Marcia Brown, B.A.’40
Artist and Storyteller
By Carol Olechowski
n an earlier age, Marcia Brown – world traveler, longtime student of Chinese art and calligraphy, music lover, artist in several media – might have been called a Renaissance woman. Anyone who has grown up since the 1940s, however, knows her as a wonderfully gifted storyteller and artist whose books have delighted children of all ages for generations.
After graduating from the New York State College for Teachers, where she studied English and drama, Brown taught high school for three years. The Rochester, N.Y., native later accepted a position in the New York Public Library’s Central Children’s Room, where she honed her storytelling skills. Her works always blend visual art, history and an uncanny ability to appeal to children’s real selves.
Brown’s talents were quickly recognized by critics, as well as by children and their adult counterparts.
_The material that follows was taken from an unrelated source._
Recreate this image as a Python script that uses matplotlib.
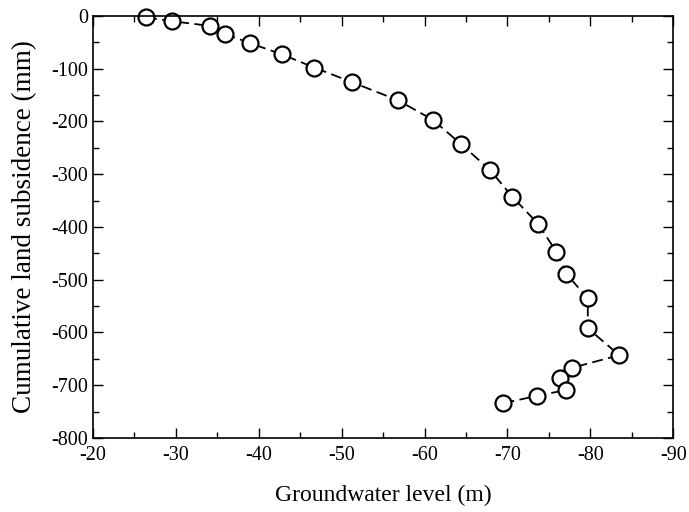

In 1948, two years after publishing her first book, The Little Carousel, she received Caldecott Honors from the American Library Association (ALA) for Stone Soup. From 1950 through 1954, five more of her works (Henry-Fisherman, Dick Whittington and His Cat, Skipper John’s Cook, Puss in Boots and The Steadfast Tin Soldier) earned the Honor Book designation. In 1955, Cinderella, or the Little Glass Slipper, brought Brown her first Caldecott Medal, the ALA’s highest award for excellence in children’s picture-book illustrations. The first author to receive the medal three times, she also won for Once a Mouse (1962) and Shadow (1983). The latter, Brown’s favorite among all her works “partially because it is my freest,” involved cut paper, wood and blotted paint techniques. “Shadow was done while I was working chiefly in Chinese painting, with no apparent influence but that of spirit. And I loved the prose poems of Blaise Cendrars, from whose work the text comes,” adds Brown, who likens the creative process to “an early hunter finally ensnaring his prey – an idea haunting one until it is realized to some satisfaction.”
Seventy years after graduating, Brown remains grateful to NYSCT “for the exposure to first-class teachers, and often their friendship.” In appreciation, she presented a valuable collection of art books in French, German, English, Italian, Chinese and Japanese to the University at Albany Libraries, along with funds for its maintenance and interpretation. The Marcia Brown Collection also includes watercolors, pastels, woodcuts, puppets and other creations, as well as her personal papers.
“I cannot imagine not being grateful to one’s university as it has grown through the years, or to the people who gave precious time to young people groping for answers to their existence,” Brown observes. “Agnes Futterer, Harold Thomson, Louis Jones and Edna Wallace were dear, dear friends and guides at a most important part of my life.”